After reading this article in the terrific Reason magazine, I have a gnawing fear: I may not be smart enough to fill out the forms if the Patient Protection and Affordable Care Act is allowed to stand. I am not being humble. You may not be smart enough either, Gentle Reader. Mensa members will be throwing up their hands in despair.


Reason’s Peter Suderman notes:



I know that critics of the law have focused a fair amount of attention on the simple fact that most of the legislators voting for the law didn’t read it (though given the use of frequently-inscrutable legislative language, I’m not sure how much good that would have done). I know that Nancy Pelosi’s declaration that we’ll have to pass the law to find out what’s in it has become a mantra for those opposed.

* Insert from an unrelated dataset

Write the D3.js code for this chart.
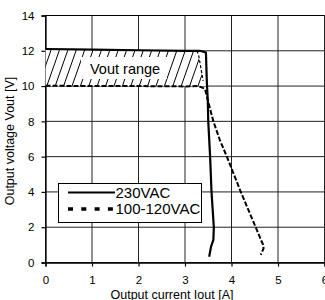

But even still, I suspect folks are underestimating the bureaucratic complexity involved in both the implementation stage and the eventual ongoing management of the subsidies, the insurer regulations, the Medicaid program, and the rest of the bureaucratic apparatus. As the Congressional Research Service reported over the summer, the law is so byzantine that it is impossible to estimate the number of new bureaucratic entities that will end up being created by the law. It’s a bureaucratic black hole: Who knows how deep it goes, or where it leads.


Suderman links to a piece on Russell Collier’s The Health Care Blog on how to apply for subsidies, and it is truly mind-boggling: It will take up to 25 pages of forms, and Collier provides a walk through what filling out the forms will entail. Worth a read if you are wavering on repeal. Whatever your situation, it’s going to be incomprehensible.